The 2012-2013 Detroit Tigers have those rare expectations that anything less than a championship is unacceptable. Those expectations don't grow on trees. As much as anyone from New York who decides to read this will argue, the Yankees do not have those expectations every year. The Miami Heat probably have those expectations. Other than that, I'm fairly certain I could come up with a counter to any other sports. Sure Brady and Belichick want to win it every year. Sure Girardi and Jeter want to win it every year. But the viable threat of a roster that will be extremely disappointed without a ring, and more importantly SHOULD be disappointed without a ring, is a criterion that does not fit more than one or two teams a year. The Tigers have that criterion. Torii Hunter solidified that point for a marathon of reasons (see his contract). Last year when Prince Fielder signed, everyone was ecstatic, and with good reason. But if you looked at the Tigers from a purely baseball standpoint, and not a monetary standpoint, it seemed they may be a year away. That year is here. The Tigers have strong potential All-Stars at seven of the ten positions that make up an American League baseball game. The three that they don't have a perennial All-Star at are shortstop, left field, and second base. Yet if they had anyone other than Jhonny Peralta, Andy Dirks, and Omar Infante at those positions, I think their title chances go down. People have knocked Peralta for his range and for his underachieving numbers at the plate. The facts are he misses almost zero ground balls and has produced in the postseason at every opportunity. In that lineup, if he doesn't hit .275, they still win games. Andy Dirks seems to be the least criticized of Detroit role players since Kris Draper. Two words: the slide. Omar Infante has been criticized for everything from his defense to his "swag" to his English. He plays second base. Trust me, he's a fine second basemen. If you could name five Hall of Fame second basemen in fifteen seconds (without looking them up), I'd hand you ten dollars. But since we aren't in the same room, I'll take my chances. And to those about to say it, don't tell me Avila isn't a potential All-Star, he was there two years ago.

This Tiger team has more hype than any Tiger team in my lifetime, which is only 22 years at this point, but to go 22 years without a title is long enough. Sorry Cubs fans. This team has as much hype as any team in Detroit Sports since the 2001-2002 Red Wings, a team that saw the sixth leading scorer in NHL history center its third line. Signing Torii Hunter to go along with that lineup trumps the Pistons trading for Rasheed Wallace in 2004. For me it trumps the Red Wings signing Marian Hossa.
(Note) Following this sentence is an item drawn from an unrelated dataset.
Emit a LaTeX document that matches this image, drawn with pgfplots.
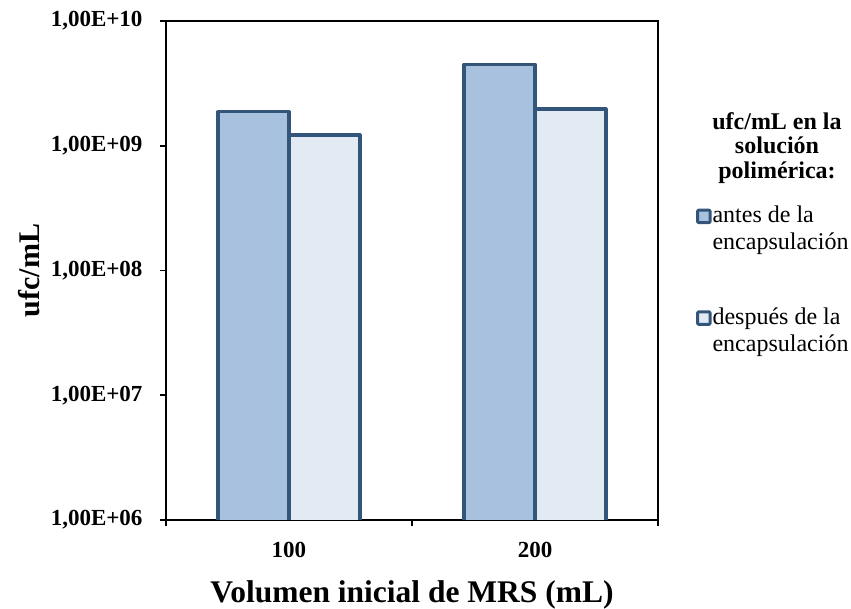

And everyone knows it trumps the Lions signing of anyone in the Super Bowl era. Anyone who talks about Hunter immediately makes sure to say he is a better person than player. That doesn't happen very often with stars. For a team that seemed to lack leadership down the stretch (no, that's not the reason the Tigers lost to the Giants), they couldn't have asked for a better leader. The Tigers now have the toughest part of Comerica Park covered with two of the best defensive outfielders in the game today. They now have a legitimate number two hitter, who hits those soft throwing southpaws, steals bases, and hits home runs. They have the best hitter in the game. They have the best pitcher in the game. They have an owner willing to put a plethora of zero's at the end of checks to bring the pieces to Detroit. They have a GM and a Manager who have built winners and won before. They have youth where they need youth. They have experience where they need experience. They have a fan base who wants a title more than they want a warm winter. They have a city on the rise behind them. The marriage between the city of Detroit and the Tigers is firmly in tact. But to put this marriage on the map the way the Yankees, Cubs, and Red Sox are, it needs one thing: a ring.

1 comment:

  1. Outstanding perspective and very well written.. RIGHT ON!